HIGHLIGHTS:

  • Molon Motor & Coil Corporation v. Nidec Motor Corp. is a significant application of the "inevitable disclosure" doctrine to cases arising under the federal Defend Trade Secrets Act and the Uniform Trade Secret Act as adopted by most states.
  • The U.S. District Court for the Northern District of Illinois allowed the plaintiff to sue its direct competitor for misappropriation trade secrets based entirely on the improper taking of trade secrets by the plaintiff's own former employee, who then quit to work for the defendant.
  • The District Court reached its decision based on the doctrine of inevitable disclosure, noting that because the former employee's duties with his new employer were substantially the same as those in his prior employment, it was plausible to allege that he would rely on the plaintiff's trade secrets in his new employment.

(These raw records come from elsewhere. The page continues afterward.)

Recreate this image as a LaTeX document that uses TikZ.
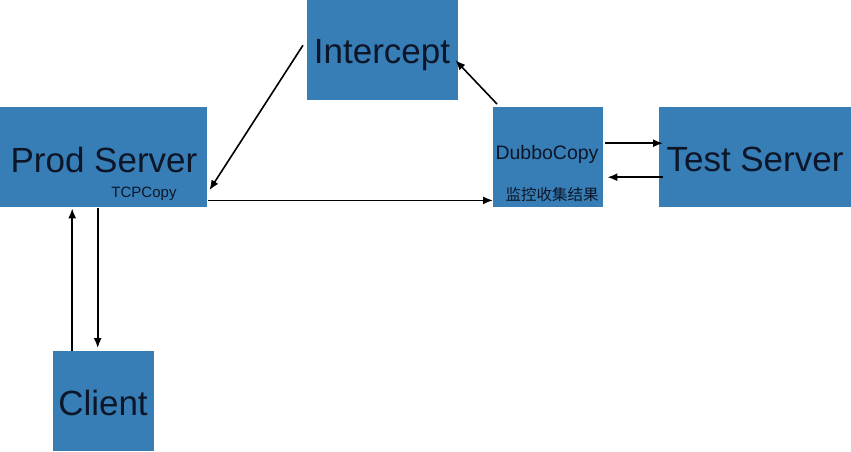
\documentclass[tikz,border=0pt]{standalone}
\usepackage{fontspec}
\usetikzlibrary{arrows.meta}
\setmainfont{Liberation Sans}
\newfontfamily\cjk{Noto Sans CJK SC}
\definecolor{boxblue}{RGB}{56,126,182}
\definecolor{ink}{RGB}{12,22,40}

\begin{document}
\begin{tikzpicture}[x=1pt,y=-1pt,
        box/.style={fill=boxblue,draw=none,inner sep=0,anchor=north west},
        big/.style={text=ink,inner sep=0,anchor=base,font=\fontsize{35}{40}\selectfont},
        small/.style={text=ink,inner sep=0,anchor=base},
        link/.style={-{Latex[length=10pt,width=8pt]},line width=1.6}]
        \useasboundingbox (0,0) rectangle (851,451);
        \draw (0,107) node[box,minimum width=207,minimum height=100] (Prod) {};
        \draw (307,0) node[box,minimum width=151,minimum height=100] (Intercept) {};
        \draw (493,107) node[box,minimum width=110,minimum height=100] (Dubbo) {};
        \draw (659,107) node[box,minimum width=192,minimum height=100] (Test) {};
        \draw (53,351) node[box,minimum width=101,minimum height=100] (Client) {};

        \draw (104,172) node[big] (ProdText) {Prod Server};
        \draw (382,63) node[big] (InterceptText) {Intercept};
        \draw (755,171) node[big] (TestText) {Test Server};
        \draw (103,415) node[big] (ClientText) {Client};
        \draw (144,197) node[small,font=\fontsize{15}{18}\selectfont] (TCP) {TCPCopy};
        \draw (547,159) node[small,font=\fontsize{19.5}{22}\selectfont] (DubboText) {DubboCopy};
        \draw (552,200) node[small,font=\cjk\fontsize{15.5}{18}\selectfont] (Monitor) {监控收集结果};

        \draw[link] ([shift={(-4,-5)}]Intercept.west) -- ([shift={(2,33)}]Prod.east);
        \draw[link] ([shift={(4,-3)}]Dubbo.north west) -- ([shift={(-3,10)}]Intercept.east);
        \draw[link] ([shift={(1,-7)}]Prod.south east) -- ([shift={(0,-7)}]Dubbo.south west);
        \draw[link] ([shift={(2,-14)}]Dubbo.east) -- ([shift={(4,-14)}]Test.west);
        \draw[link] ([shift={(4,20)}]Test.west) -- ([shift={(4,20)}]Dubbo.east);
        \draw[link] ([shift={(-31.5,0)}]Client.north) -- ([shift={(-31.5,1)}]Prod.south);
        \draw[link] ([shift={(-6,1)}]Prod.south) -- ([shift={(-6,-3)}]Client.north);
\end{tikzpicture}
\end{document}
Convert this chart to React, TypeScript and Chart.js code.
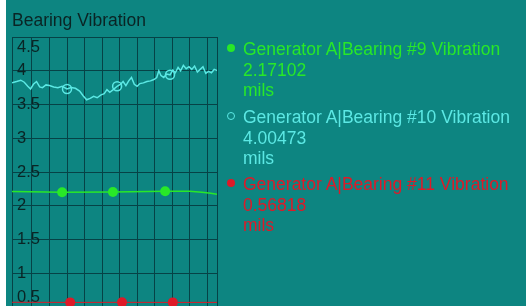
import React, { useEffect, useRef } from "react";
import { Chart, registerables } from "chart.js";

Chart.register(...registerables);

const TITLE = "Bearing Vibration";
const Y_TICKS = [0.5, 1, 1.5, 2, 2.5, 3, 3.5, 4, 4.5];
const X_GRID = [5, 10, 15, 20, 25, 30, 35, 40, 45, 50, 55];
const X_MIN = -0.7;
const X_MAX = 57.8;

const CYAN_X = [-0.7, 0.6, 1.8, 2.8, 3.8, 4.6, 5.4, 6.3, 7.2, 8.0, 9.0, 10.0, 11.2, 12.4, 13.6, 15.0, 16.2, 17.4, 18.6, 19.6, 20.6, 21.6, 22.6, 23.6, 24.6, 25.6, 26.4, 27.2, 28.2, 29.3, 30.3, 31.0, 31.8, 32.6, 33.4, 34.2, 35.0, 35.8, 36.8, 37.8, 38.8, 39.8, 40.6, 41.2, 41.8, 42.6, 43.4, 44.4, 45.2, 45.9, 46.7, 47.4, 48.2, 49.0, 49.8, 50.6, 51.4, 52.2, 53.0, 53.8, 54.6, 55.4, 56.2, 57.0, 57.8];
const CYAN_Y = [3.82, 3.84, 3.86, 3.83, 3.77, 3.73, 3.80, 3.84, 3.76, 3.75, 3.79, 3.78, 3.76, 3.75, 3.77, 3.73, 3.75, 3.74, 3.70, 3.63, 3.57, 3.59, 3.62, 3.60, 3.64, 3.66, 3.72, 3.68, 3.72, 3.77, 3.80, 3.84, 3.78, 3.85, 3.90, 3.80, 3.77, 3.81, 3.82, 3.84, 3.85, 3.87, 3.90, 4.00, 3.93, 3.90, 3.95, 3.94, 4.01, 3.97, 4.05, 4.00, 4.08, 4.03, 4.06, 4.02, 4.07, 3.98, 4.02, 4.06, 3.96, 3.99, 3.97, 4.02, 4.00473];
const CYAN_MARKS = [15.0, 29.3, 44.4];

const GREEN_X = [-0.7, 13.6, 28.1, 43.0, 50.0, 53.5, 56.0, 57.8];
const GREEN_Y = [2.21, 2.2, 2.205, 2.215, 2.215, 2.2, 2.185, 2.17102];
const GREEN_MARKS = [13.6, 28.1, 43.0];

const RED_X = [-0.7, 15.9, 30.7, 45.2, 57.8];
const RED_Y = [0.57, 0.568, 0.569, 0.568, 0.56818];
const RED_MARKS = [15.9, 30.7, 45.2];

const LEGEND_NAMES = [
  "Generator A|Bearing #9 Vibration",
  "Generator A|Bearing #10 Vibration",
  "Generator A|Bearing #11 Vibration",
];
const LEGEND_VALUES = ["2.17102", "4.00473", "0.56818"];
const UNIT = "mils";

const BG = "rgb(13,133,129)";
const GRID = "rgb(6,66,70)";
const DARK = "#0a2424";
const GREEN = "rgb(40,232,40)";
const CYAN = "rgb(92,232,228)";
const RED = "rgb(222,26,40)";

function pts(xs: number[], ys: number[]) {
  return xs.map((x, i) => ({ x, y: ys[i] }));
}

const yLabelPlugin = {
  id: "yLabels",
  beforeDatasetsDraw(chart: any) {
    const { ctx, chartArea, scales } = chart;
    const ys = scales.y;
    ctx.save();
    ctx.font = "16.5px Arial, 'Liberation Sans', sans-serif";
    ctx.fillStyle = DARK;
    ctx.textAlign = "left";
    ctx.textBaseline = "middle";
    Y_TICKS.forEach((v) => {
      let p = ys.getPixelForValue(v);
      p = Math.max(chartArea.top + 10, Math.min(chartArea.bottom - 10, p));
      ctx.fillText(String(v), chartArea.left + 5, p);
    });
    ctx.restore();
  },
};

export default function App() {
  const ref = useRef<HTMLCanvasElement | null>(null);
  useEffect(() => {
    if (!ref.current) return;
    const mk = (marks: number[], r: number) => (c: any) =>
      c.raw && marks.includes(c.raw.x) ? r : 0;
    const chart = new Chart(ref.current, {
      type: "line",
      data: {
        datasets: [
          {
            data: pts(CYAN_X, CYAN_Y),
            borderColor: CYAN,
            borderWidth: 1.5,
            pointRadius: mk(CYAN_MARKS, 4.5),
            pointBackgroundColor: "rgba(0,0,0,0)",
            pointBorderColor: CYAN,
            pointBorderWidth: 1.5,
          },
          {
            data: pts(GREEN_X, GREEN_Y),
            borderColor: GREEN,
            borderWidth: 1.5,
            pointRadius: mk(GREEN_MARKS, 5),
            pointBackgroundColor: GREEN,
            pointBorderColor: GREEN,
            pointBorderWidth: 0,
          },
          {
            data: pts(RED_X, RED_Y),
            borderColor: RED,
            borderWidth: 1,
            pointRadius: mk(RED_MARKS, 5),
            pointBackgroundColor: RED,
            pointBorderColor: RED,
            pointBorderWidth: 0,
          },
        ],
      },
      options: {
        animation: false,
        responsive: false,
        devicePixelRatio: 1,
        layout: { padding: { left: 6, top: 37, right: 19, bottom: 13 } },
        plugins: { legend: { display: false }, title: { display: false }, tooltip: { enabled: false } },
        scales: {
          x: {
            type: "linear",
            min: X_MIN,
            max: X_MAX,
            afterBuildTicks: (s: any) => {
              s.ticks = [X_MIN, ...X_GRID, X_MAX].map((v) => ({ value: v }));
            },
            ticks: { display: false },
            grid: { color: GRID, drawTicks: false, lineWidth: 1 },
            border: { display: false },
          },
          y: {
            type: "linear",
            min: 0.5,
            max: 4.5,
            afterBuildTicks: (s: any) => {
              s.ticks = Y_TICKS.map((v) => ({ value: v }));
            },
            ticks: { display: false },
            grid: { color: GRID, drawTicks: false, lineWidth: 1 },
            border: { display: false },
          },
        },
      },
      plugins: [yLabelPlugin],
    } as any);
    return () => chart.destroy();
  }, []);

  const colors = [GREEN, CYAN, RED];
  const tops = [39, 107, 174];

  return (
    <div style={{ position: "fixed", left: 0, top: 0, width: 526, height: 306, background: "#fff", overflow: "hidden" }}>
      <div style={{ position: "absolute", left: 6, top: 0, width: 520, height: 306, background: BG, overflow: "hidden", fontFamily: "Arial, 'Liberation Sans', sans-serif" }}>
        <canvas ref={ref} width={230} height={320} style={{ position: "absolute", left: 0, top: 0, width: 230, height: 320 }} />
        <div style={{ position: "absolute", left: 6, top: 10, fontSize: 17.5, lineHeight: "20px", color: DARK, whiteSpace: "nowrap" }}>{TITLE}</div>
        {LEGEND_NAMES.map((n, i) => (
          <div key={i} style={{ position: "absolute", left: 0, top: tops[i], width: 520 }}>
            <span
              style={{
                position: "absolute",
                left: 221,
                top: 5,
                width: 8,
                height: 8,
                boxSizing: "border-box",
                borderRadius: "50%",
                background: i === 1 ? "transparent" : colors[i],
                border: i === 1 ? `1.5px solid ${colors[i]}` : "none",
              }}
            />
            <div style={{ position: "absolute", left: 237, top: 0, fontSize: 17.5, lineHeight: "20.5px", color: colors[i], whiteSpace: "nowrap" }}>
              <div>{n}</div>
              <div>{LEGEND_VALUES[i]}</div>
              <div>{UNIT}</div>
            </div>
          </div>
        ))}
      </div>
    </div>
  );
}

A recent decision by the U.S. District Court for the Northern District of Illinois allowed one company to sue its direct competitor for misappropriation of trade secrets based entirely on the improper taking of trade secrets by the plaintiff's own former employee, who then quit to work for the defendant. The court reached that result based on the doctrine of inevitable disclosure.

Case Background

In Molon Motor & Coil Corporation v. Nidec Motor Corp., 2017 WL 1954531 (N.D. Ill. 5/11/2017), Molon Motor sued its competitor under the federal Defend Trade Secrets Act and the Illinois Trade Secrets Act for misappropriation of trade secrets based solely on the conduct of a former Molon employee. Manish Desai had been Molon's Head of Quality Control before quitting to work for Molon's direct competitor, Nidec Motor, to do substantially the same quality-control work he had been doing for Molon. Before leaving, Desai downloaded onto a portable hard drive dozens of files containing Molon's trade secrets, including engineering drawings, product designs, quality-control protocols and some customer-communication files.

The new employer, Nidec, moved to dismiss, contending that the complaint failed to identify any specific instance of Desai's disclosing to Nidec the information he took from Molon. Therefore, it argued, there was no ground for inferring that Nidec itself had accessed or used any of the information that Desai had improperly taken.

District Court Decision

The District Court disagreed, noting that downloading files onto a thumb drive was not something Desai did in the ordinary course of his employment. That made plausible the former employer's contention that Desai took the information to use at his new company, a competing business.

While Desai's alleged acquisition of trade secrets by improper means did not necessarily show that Nidec itself acquired or used those secrets, the court allowed that inference under the "inevitable disclosure" doctrine. As the court explained, that doctrine "allows a plaintiff to 'prove a claim of trade secret misappropriation by demonstrating that the defendant's new employment will inevitably lead him to rely on the plaintiff's trade secrets.' " Id. at *5.

That inference was justified by three facts: 1) Nidec was Molon's "serious competitor" in the "custom motor market"; 2) Desai, having been the head of quality control for Molon, would likely use his former employer's trade secrets to perform his quality control duties at Nidec; and 3) there was no evidence that Nidec had done anything to prevent Desai from using or disclosing the trade secrets of his former employer.

Considerations for Employers

Employers desiring to protect their trade secrets should not assume that claiming "inevitable disclosure" will always be enough to obtain a favorable court ruling. And, significantly, the court in this case was not being asked to enjoin Desai's working for Nidec, but only to decide whether Molon's claim of trade-secret misappropriation against its competitor could be sustained based on the misconduct of Molon's former employee. Nonetheless, the doctrine of inevitable disclosure is potentially available in cases, like this, where a highly placed employee quits to work for a direct competitor in an intensely competitive market to do for that new employer substantially the same work he had been doing for the one he left and, shortly before resigning, surreptitiously copies trade secrets of the company he is leaving behind.